◆ Exercise aim
Work out how many lines of the records contain "matplotlib". Answer with the number and nothing else.
※ ※ ※
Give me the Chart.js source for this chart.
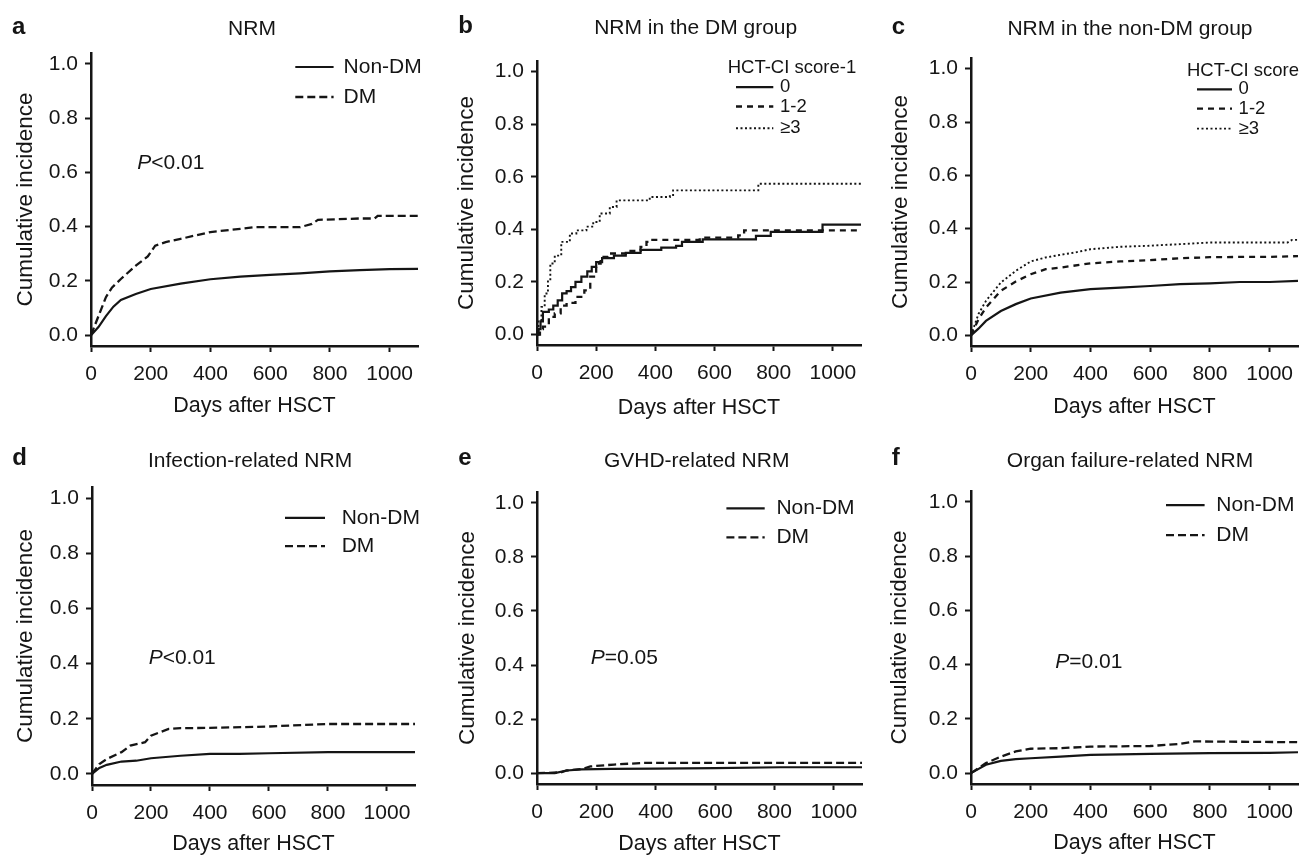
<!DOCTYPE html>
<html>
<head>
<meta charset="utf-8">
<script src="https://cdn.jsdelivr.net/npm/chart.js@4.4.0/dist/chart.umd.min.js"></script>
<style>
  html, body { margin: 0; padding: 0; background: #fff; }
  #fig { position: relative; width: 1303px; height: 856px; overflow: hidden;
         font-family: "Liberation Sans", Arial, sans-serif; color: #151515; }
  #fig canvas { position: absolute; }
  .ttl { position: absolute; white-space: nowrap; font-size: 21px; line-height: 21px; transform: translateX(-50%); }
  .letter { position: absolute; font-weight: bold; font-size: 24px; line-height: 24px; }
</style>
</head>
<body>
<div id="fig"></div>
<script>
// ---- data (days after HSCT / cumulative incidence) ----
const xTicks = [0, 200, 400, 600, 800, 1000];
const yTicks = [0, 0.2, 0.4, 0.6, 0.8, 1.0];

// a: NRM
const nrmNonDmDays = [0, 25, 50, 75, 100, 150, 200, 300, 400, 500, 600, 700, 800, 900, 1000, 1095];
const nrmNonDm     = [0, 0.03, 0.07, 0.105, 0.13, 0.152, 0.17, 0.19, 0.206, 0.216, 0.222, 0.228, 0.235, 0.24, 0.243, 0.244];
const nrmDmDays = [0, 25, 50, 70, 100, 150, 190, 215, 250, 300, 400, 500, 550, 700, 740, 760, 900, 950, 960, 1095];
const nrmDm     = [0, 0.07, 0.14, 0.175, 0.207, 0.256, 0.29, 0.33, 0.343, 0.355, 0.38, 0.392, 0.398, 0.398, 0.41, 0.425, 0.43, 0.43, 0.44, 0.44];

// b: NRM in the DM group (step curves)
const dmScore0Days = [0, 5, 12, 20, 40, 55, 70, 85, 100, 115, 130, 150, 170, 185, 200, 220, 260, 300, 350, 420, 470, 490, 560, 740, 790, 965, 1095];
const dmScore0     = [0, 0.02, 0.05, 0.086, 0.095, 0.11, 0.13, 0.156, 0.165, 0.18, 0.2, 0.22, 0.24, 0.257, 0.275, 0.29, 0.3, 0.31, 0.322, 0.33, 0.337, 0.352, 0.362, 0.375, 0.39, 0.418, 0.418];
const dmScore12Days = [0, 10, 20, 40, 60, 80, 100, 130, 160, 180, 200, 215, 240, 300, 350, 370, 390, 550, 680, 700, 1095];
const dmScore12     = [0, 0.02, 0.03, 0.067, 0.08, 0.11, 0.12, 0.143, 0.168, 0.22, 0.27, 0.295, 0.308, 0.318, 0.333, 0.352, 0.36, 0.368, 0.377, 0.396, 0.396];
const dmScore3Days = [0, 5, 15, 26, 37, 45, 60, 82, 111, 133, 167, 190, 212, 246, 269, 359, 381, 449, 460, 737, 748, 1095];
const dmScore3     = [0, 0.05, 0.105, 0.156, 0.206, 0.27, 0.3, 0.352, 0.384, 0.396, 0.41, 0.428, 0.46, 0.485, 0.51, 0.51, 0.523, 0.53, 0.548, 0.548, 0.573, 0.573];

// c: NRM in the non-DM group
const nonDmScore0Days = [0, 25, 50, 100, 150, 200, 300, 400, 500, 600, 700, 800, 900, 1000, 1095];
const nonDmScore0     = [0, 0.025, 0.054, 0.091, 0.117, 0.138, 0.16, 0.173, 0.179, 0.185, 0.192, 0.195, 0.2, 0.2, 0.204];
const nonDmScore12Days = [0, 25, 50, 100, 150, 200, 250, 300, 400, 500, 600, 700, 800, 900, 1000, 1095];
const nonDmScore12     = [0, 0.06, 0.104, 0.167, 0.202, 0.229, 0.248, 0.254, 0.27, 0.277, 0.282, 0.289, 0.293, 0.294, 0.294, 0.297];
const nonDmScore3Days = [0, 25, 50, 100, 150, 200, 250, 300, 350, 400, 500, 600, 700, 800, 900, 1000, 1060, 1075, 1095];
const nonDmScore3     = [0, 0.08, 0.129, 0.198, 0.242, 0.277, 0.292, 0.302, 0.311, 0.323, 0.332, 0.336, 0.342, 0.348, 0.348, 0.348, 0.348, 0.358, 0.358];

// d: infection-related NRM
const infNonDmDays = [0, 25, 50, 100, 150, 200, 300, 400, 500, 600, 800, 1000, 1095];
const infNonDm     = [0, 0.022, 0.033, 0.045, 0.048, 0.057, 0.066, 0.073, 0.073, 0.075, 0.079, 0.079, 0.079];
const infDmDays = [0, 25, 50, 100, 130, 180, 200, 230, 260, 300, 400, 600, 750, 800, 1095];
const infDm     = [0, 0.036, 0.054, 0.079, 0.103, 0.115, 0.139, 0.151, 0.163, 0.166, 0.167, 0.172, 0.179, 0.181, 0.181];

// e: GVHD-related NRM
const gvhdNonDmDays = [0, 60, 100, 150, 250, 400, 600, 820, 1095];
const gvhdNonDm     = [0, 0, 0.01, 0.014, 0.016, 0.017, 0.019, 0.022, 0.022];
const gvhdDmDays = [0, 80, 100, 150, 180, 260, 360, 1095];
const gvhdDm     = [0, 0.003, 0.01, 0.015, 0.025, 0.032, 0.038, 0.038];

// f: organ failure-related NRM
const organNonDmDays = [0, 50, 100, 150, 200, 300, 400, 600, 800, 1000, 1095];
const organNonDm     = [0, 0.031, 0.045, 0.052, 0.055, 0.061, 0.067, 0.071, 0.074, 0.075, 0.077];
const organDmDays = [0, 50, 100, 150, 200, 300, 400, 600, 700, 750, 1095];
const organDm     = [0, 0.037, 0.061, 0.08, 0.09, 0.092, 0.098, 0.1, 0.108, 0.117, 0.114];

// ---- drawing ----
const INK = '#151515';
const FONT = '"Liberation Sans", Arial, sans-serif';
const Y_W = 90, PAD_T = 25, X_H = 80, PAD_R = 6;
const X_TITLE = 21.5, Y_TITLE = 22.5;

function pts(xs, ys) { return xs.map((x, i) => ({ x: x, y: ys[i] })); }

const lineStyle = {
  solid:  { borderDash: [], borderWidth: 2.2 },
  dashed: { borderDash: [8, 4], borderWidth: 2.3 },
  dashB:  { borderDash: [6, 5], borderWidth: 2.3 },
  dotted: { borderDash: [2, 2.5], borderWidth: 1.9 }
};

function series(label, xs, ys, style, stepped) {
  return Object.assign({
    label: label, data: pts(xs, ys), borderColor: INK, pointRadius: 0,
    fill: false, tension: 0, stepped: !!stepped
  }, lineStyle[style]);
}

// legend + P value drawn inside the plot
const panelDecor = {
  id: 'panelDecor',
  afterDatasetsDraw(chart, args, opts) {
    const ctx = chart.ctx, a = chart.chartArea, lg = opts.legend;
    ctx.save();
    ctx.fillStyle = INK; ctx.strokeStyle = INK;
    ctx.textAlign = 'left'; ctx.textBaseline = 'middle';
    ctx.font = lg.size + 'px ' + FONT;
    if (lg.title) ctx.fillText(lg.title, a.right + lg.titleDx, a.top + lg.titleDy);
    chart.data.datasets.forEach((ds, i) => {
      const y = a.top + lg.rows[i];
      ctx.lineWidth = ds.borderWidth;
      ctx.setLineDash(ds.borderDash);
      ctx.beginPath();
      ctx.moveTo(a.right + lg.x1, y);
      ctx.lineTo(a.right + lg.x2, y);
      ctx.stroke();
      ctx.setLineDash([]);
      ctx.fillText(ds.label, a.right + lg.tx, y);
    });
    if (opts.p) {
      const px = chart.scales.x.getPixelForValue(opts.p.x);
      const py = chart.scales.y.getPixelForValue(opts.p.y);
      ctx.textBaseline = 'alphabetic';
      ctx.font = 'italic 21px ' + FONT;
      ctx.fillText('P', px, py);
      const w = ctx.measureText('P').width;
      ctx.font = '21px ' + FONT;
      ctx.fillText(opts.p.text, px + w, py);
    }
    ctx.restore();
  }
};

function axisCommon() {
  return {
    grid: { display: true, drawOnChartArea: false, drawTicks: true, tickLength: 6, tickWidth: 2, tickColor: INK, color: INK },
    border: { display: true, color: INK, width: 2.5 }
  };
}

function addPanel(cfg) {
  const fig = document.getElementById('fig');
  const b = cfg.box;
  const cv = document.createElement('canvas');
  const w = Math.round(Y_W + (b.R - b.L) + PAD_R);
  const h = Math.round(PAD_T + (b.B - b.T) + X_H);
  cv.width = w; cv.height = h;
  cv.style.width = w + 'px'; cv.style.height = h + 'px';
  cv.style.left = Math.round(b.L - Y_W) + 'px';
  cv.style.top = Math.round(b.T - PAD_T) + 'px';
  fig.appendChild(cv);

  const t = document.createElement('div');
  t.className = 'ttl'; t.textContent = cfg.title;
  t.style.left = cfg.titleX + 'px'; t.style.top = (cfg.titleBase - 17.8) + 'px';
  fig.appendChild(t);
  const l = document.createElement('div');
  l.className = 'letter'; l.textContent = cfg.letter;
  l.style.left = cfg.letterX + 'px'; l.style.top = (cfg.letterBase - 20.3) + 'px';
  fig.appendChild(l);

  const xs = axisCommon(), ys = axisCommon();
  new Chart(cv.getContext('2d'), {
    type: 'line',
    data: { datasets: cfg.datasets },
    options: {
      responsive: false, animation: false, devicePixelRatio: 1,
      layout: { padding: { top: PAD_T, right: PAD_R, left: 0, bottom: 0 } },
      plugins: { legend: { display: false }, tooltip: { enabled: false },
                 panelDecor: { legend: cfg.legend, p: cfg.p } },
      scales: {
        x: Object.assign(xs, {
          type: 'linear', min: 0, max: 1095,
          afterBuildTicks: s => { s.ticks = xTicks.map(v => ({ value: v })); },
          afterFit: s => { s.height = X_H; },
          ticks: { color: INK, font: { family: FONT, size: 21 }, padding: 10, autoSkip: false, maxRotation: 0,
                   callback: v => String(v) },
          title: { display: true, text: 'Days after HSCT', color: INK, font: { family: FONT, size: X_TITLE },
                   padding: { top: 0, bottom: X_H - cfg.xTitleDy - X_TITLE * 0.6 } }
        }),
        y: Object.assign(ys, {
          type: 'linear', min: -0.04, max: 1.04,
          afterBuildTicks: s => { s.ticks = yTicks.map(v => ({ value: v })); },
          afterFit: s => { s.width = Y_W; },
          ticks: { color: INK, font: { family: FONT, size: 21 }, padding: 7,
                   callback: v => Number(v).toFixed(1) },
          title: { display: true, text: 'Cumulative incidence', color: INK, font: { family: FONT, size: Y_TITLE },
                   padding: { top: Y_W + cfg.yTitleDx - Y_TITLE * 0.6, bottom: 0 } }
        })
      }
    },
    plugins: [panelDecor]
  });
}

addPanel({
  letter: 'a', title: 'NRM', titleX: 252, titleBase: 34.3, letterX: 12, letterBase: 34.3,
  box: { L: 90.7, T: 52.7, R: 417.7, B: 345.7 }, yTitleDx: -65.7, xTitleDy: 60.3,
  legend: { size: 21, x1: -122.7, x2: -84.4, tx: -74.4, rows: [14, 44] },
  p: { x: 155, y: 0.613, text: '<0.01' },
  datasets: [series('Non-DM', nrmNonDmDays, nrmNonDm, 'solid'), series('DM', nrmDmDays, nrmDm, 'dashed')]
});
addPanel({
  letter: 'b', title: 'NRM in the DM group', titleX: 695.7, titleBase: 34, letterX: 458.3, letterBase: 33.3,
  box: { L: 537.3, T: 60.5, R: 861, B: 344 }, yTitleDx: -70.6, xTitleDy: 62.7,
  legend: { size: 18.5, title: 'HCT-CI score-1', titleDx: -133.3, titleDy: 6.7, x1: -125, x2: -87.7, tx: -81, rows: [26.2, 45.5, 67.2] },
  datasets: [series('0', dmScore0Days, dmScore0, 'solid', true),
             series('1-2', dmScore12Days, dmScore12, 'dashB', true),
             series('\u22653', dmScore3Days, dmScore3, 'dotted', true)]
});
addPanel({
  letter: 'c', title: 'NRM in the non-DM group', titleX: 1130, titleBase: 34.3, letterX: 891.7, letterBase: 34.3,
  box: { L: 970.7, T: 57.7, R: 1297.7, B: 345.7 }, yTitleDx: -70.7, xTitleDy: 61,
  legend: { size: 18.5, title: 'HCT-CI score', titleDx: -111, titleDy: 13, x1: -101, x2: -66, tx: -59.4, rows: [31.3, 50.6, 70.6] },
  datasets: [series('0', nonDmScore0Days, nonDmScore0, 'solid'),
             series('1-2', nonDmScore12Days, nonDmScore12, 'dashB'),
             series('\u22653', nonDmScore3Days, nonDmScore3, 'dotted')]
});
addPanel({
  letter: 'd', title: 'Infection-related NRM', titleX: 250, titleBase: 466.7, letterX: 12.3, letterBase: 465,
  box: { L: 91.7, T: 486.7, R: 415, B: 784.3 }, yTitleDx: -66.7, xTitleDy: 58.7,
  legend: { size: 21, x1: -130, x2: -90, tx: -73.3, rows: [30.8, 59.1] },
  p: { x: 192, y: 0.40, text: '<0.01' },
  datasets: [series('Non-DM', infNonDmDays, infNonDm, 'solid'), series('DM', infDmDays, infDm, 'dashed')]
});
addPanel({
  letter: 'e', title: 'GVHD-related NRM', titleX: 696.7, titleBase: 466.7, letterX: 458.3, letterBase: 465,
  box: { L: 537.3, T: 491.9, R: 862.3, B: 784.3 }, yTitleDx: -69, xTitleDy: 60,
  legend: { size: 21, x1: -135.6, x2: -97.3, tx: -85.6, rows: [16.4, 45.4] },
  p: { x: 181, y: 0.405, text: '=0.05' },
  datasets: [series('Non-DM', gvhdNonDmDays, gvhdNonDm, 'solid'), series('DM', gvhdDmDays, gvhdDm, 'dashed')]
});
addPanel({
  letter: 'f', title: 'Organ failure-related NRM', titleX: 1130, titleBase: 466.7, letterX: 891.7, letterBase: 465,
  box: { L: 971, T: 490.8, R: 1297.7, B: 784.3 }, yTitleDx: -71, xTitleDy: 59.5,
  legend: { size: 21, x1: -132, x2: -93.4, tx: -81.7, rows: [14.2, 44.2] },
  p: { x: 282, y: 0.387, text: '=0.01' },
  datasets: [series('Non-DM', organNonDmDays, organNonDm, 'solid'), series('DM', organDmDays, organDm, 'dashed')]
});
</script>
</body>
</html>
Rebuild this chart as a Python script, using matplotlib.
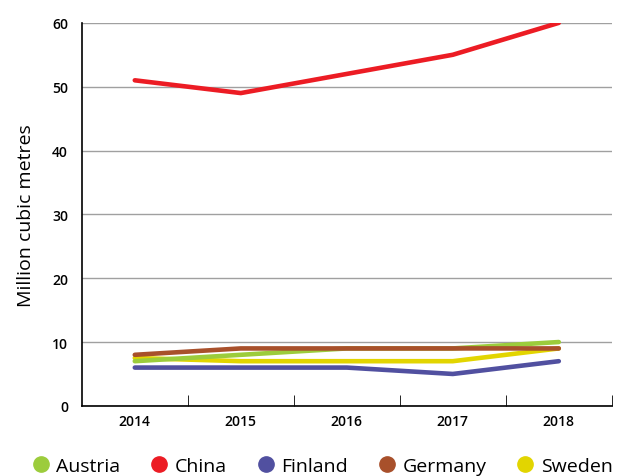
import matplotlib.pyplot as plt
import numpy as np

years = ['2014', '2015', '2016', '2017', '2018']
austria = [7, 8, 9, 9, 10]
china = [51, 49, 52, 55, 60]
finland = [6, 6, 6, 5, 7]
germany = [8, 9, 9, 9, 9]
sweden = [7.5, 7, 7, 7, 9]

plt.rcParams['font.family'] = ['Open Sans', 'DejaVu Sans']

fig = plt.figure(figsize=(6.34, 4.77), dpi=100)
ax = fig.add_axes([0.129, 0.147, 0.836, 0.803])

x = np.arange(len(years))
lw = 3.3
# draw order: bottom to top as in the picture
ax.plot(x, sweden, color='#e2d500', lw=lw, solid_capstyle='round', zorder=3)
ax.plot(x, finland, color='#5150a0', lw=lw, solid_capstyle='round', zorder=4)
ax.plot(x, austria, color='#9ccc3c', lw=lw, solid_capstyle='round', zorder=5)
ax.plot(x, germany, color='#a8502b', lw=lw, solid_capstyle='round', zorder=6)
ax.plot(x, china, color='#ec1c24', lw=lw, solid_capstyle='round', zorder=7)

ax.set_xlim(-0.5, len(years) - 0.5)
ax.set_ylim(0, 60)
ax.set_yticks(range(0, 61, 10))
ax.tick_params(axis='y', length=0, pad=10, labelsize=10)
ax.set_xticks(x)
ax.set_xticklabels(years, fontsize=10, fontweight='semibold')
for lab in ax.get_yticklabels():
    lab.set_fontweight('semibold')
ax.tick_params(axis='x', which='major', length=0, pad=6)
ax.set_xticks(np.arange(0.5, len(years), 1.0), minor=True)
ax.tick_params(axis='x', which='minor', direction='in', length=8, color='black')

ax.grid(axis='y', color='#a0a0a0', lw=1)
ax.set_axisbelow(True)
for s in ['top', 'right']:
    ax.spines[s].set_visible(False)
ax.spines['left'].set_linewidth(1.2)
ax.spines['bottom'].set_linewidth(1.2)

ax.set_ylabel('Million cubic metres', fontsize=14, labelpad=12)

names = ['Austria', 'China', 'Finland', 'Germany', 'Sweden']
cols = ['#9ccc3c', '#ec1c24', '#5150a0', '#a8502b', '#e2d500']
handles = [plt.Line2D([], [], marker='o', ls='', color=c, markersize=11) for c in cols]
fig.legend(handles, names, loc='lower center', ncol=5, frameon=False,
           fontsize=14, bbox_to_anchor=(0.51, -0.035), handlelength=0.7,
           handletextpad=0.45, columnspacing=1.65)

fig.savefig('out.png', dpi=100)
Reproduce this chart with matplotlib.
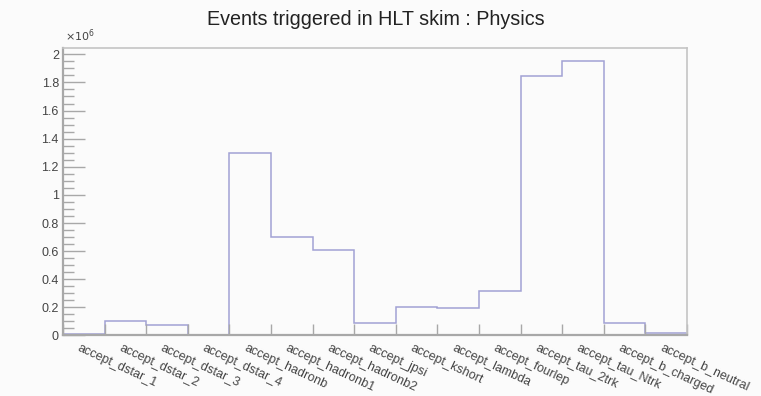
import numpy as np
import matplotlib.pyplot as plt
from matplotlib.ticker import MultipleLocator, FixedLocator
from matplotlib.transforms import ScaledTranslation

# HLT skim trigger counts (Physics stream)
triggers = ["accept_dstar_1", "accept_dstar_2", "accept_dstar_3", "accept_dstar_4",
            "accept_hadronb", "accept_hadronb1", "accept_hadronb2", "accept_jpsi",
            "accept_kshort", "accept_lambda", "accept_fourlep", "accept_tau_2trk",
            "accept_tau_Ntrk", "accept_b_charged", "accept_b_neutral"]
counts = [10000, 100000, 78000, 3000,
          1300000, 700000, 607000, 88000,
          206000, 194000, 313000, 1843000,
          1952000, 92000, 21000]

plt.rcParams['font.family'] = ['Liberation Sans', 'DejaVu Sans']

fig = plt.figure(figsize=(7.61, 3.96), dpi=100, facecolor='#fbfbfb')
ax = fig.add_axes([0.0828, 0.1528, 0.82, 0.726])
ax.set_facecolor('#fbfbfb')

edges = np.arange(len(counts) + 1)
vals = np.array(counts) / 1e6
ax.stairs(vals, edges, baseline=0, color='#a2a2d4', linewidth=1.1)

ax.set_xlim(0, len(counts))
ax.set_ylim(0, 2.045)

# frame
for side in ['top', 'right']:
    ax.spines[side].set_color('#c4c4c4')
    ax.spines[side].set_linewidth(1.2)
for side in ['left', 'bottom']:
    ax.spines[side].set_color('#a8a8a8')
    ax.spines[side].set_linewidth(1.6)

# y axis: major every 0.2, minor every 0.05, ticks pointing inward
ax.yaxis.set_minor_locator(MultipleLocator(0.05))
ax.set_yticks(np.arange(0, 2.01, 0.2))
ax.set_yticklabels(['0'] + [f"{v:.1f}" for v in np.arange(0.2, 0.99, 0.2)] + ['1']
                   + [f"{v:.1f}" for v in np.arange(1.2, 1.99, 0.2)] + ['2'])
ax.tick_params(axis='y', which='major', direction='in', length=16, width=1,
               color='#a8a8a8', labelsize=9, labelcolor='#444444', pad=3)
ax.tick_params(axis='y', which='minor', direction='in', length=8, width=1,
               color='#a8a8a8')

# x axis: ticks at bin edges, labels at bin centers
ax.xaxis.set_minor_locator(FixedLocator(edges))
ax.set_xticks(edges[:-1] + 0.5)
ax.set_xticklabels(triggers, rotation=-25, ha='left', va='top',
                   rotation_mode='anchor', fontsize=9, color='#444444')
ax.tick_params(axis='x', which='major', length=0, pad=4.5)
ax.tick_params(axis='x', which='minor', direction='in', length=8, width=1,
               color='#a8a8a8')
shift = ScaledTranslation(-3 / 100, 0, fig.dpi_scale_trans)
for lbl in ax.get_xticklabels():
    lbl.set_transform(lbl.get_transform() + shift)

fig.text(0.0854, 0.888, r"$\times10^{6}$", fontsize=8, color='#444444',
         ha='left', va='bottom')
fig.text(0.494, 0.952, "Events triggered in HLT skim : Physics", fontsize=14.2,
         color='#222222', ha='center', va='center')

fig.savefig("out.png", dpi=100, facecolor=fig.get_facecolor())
※ ※ ※
◆ Reply to the exercise
6